Первые книги, это они увели меня с гибельной дорожки нравственного одичания. Это в их Зазеркалье уловил я призрачное шевеление одежд вечности, чтобы раз и навсегда усомниться в обреченности всего живого на земле, а главное — внутри человеческой личности.
После раблезиански пышных картинок Доре, после энциклопедического калейдоскопа павленковского словаря, после сказок Пушкина, «Тысячи и одной ночи», после «Кавказского пленника» Л. Толстого, «Слепого музыканта» Короленко и «Гуттаперчевого мальчика» Григоровича, прочтенных мне отцом до войны, вернее — до отправки отца в 1938 году по этапу на лесоповал в северное Заонежье, в общении моем с книгой наступил многолетний перерыв. До войны я успел зачерпнуть знаний из двух классов обучения: первый класс — в старинном Порхове, второй — на набережной Лейтенанта Шмидта в Ленинграде. Книг, прочитанных в период безотцовщины, без проповеднической воли отца — не помню. Может, и были таковые — следа в сознании не оставили.

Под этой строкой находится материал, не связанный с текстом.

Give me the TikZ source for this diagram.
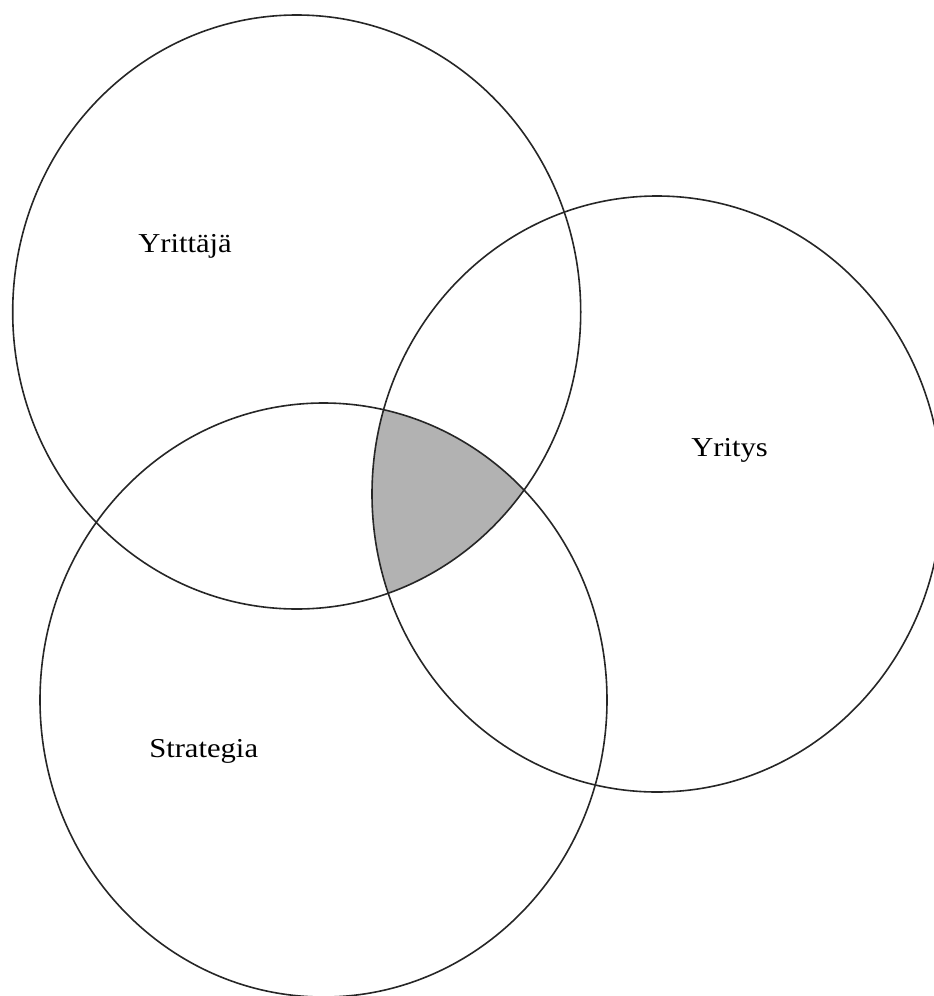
\documentclass[tikz,border=0pt]{standalone}
\usepackage{fontspec}
\setmainfont{Liberation Serif}
\newfontfamily\labelfont[FakeStretch=1.12]{Liberation Serif}
\begin{document}
\begin{tikzpicture}[x=0.75pt,y=-0.75pt,
  setline/.style={draw=black!85, line width=1.2pt},
  setlabel/.style={font=\labelfont\fontsize{20.5}{24}\selectfont, text=black, inner sep=0pt}]
\useasboundingbox (0,0) rectangle (934,996);
\clip (0,0) rectangle (934,996);
% centres of the three sets
\coordinate (cA) at (296.7,312);
\coordinate (cB) at (657,494);
\coordinate (cC) at (323.5,700);
% common part of all three sets
\begin{scope}
  \clip (cA) ellipse [x radius=284, y radius=297];
  \clip (cB) ellipse [x radius=285, y radius=298];
  \fill[black!30] (cC) ellipse [x radius=283.5, y radius=297];
\end{scope}
% outlines
\draw[setline] (cA) ellipse [x radius=284, y radius=297];
\draw[setline] (cB) ellipse [x radius=285, y radius=298];
\draw[setline] (cC) ellipse [x radius=283.5, y radius=297];
% labels
\node[setlabel, anchor=base west] (lA) at (138,252) {Yrittäjä};
\node[setlabel, anchor=base west] (lB) at (691,456) {Yritys};
\node[setlabel, anchor=base west] (lC) at (149,757) {Strategia};
\end{tikzpicture}
\end{document}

Затем — четыре года войны, каждодневной заботы о выживании. Житие по Дарвину. Не обезьянье, но и не человеческое. А там уж — с неокрепшей, но уже надтреснутой психикой — послевоенное шпанство, обучение в «ремеслухе» среди подобных себе зверенышей и, как логическое завершение, исправительная колония, где чтение в лучшем случае воспринималось как наказание. Помню, в детской пересыльной тюрьме — адрес: «улица Ткачей, дом палачей» — сажали нас в коридоре с окнами без стекол в марте месяце и читали нам «Два капитана» В. Каверина. Один ряд рассаживался вдоль стены по лавкам, остальные — на коленях у восседавших, и так — в несколько слоев, попутно согревая себя стадным теплом. Естественно, что к роману Каверина впоследствии сложилось у меня особое отношение: чаще всего при упоминании этой книги я непроизвольно и зябко вздрагивал всем телом.